__What you need to do__
Exclude the pictures, then copy word for word the lines running from the beginning of the records through the line with "(9,10) -- (1171,10);".

-------- Data supplied

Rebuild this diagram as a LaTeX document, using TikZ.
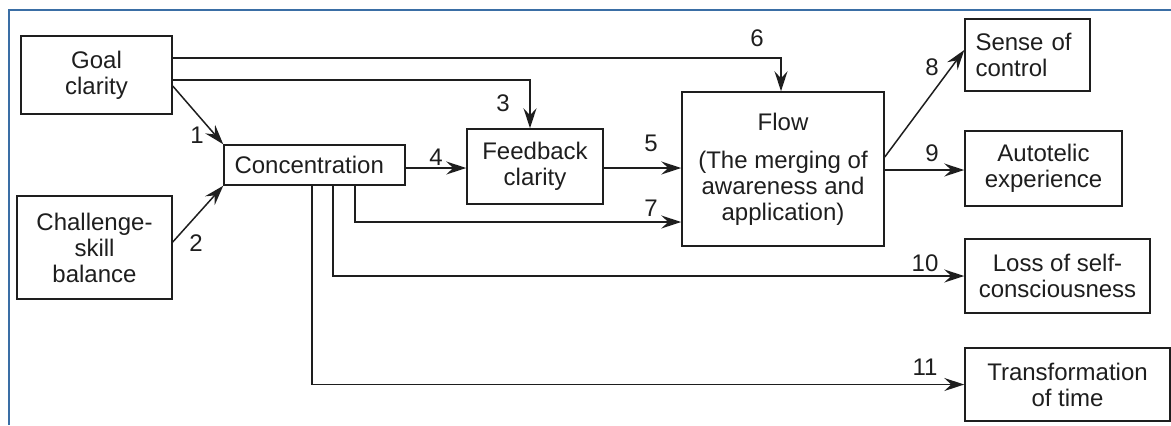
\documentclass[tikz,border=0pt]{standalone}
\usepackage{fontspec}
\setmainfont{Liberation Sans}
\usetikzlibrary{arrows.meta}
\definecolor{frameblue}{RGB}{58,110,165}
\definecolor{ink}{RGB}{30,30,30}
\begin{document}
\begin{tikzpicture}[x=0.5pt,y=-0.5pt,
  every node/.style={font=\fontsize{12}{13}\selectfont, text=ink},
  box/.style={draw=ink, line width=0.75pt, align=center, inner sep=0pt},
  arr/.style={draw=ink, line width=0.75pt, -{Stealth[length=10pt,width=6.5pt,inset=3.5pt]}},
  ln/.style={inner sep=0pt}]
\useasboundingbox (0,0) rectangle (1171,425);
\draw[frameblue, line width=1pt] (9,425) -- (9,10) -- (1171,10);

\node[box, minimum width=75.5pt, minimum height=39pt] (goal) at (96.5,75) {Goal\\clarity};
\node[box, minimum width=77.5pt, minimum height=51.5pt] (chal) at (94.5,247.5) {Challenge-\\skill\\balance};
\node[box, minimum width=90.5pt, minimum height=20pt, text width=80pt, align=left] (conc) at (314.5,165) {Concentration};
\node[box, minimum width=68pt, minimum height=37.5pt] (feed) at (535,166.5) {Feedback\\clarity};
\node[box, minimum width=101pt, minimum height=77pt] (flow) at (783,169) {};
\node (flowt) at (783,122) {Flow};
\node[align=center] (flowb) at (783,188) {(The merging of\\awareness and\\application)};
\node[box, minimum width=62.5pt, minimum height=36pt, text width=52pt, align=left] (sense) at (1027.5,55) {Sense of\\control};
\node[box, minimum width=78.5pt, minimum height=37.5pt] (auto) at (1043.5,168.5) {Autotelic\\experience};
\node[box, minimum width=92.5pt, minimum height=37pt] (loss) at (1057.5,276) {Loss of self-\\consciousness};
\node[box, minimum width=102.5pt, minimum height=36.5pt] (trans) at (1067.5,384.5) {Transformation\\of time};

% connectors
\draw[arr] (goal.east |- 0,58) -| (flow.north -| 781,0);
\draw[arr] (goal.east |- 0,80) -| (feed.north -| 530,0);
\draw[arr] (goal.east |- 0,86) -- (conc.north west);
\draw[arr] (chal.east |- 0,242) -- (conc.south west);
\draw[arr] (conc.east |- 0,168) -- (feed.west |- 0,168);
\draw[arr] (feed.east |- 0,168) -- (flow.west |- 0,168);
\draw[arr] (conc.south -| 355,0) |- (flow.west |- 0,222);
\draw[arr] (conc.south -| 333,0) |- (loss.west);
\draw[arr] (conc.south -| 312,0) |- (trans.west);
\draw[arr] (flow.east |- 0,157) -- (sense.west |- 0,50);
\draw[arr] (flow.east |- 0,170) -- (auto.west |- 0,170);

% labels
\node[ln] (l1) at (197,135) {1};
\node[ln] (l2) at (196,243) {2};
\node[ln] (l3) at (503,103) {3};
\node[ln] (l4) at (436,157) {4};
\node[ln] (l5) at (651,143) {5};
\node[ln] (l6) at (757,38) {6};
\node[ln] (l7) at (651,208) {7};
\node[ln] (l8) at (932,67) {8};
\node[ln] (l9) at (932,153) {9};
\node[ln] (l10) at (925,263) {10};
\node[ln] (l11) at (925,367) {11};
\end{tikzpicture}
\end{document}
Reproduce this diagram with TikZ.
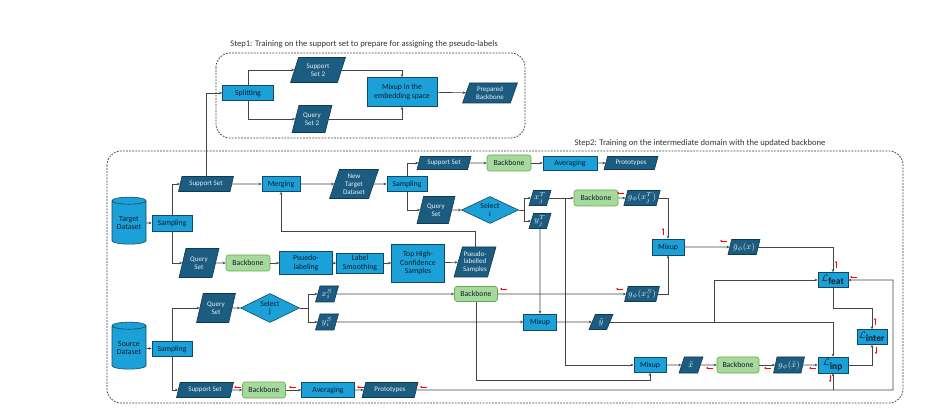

----------------

__Answer to the exercise__
Rebuild this diagram as a LaTeX document, using TikZ.
\documentclass[tikz,border=0pt]{standalone}
\usepackage{fontspec}
\setmainfont{Liberation Sans}
\usetikzlibrary{arrows.meta}
\definecolor{frameblue}{RGB}{58,110,165}
\definecolor{ink}{RGB}{30,30,30}
\begin{document}
\begin{tikzpicture}[x=0.5pt,y=-0.5pt,
  every node/.style={font=\fontsize{12}{13}\selectfont, text=ink},
  box/.style={draw=ink, line width=0.75pt, align=center, inner sep=0pt},
  arr/.style={draw=ink, line width=0.75pt, -{Stealth[length=10pt,width=6.5pt,inset=3.5pt]}},
  ln/.style={inner sep=0pt}]
\useasboundingbox (0,0) rectangle (1171,425);
\draw[frameblue, line width=1pt] (9,425) -- (9,10) -- (1171,10);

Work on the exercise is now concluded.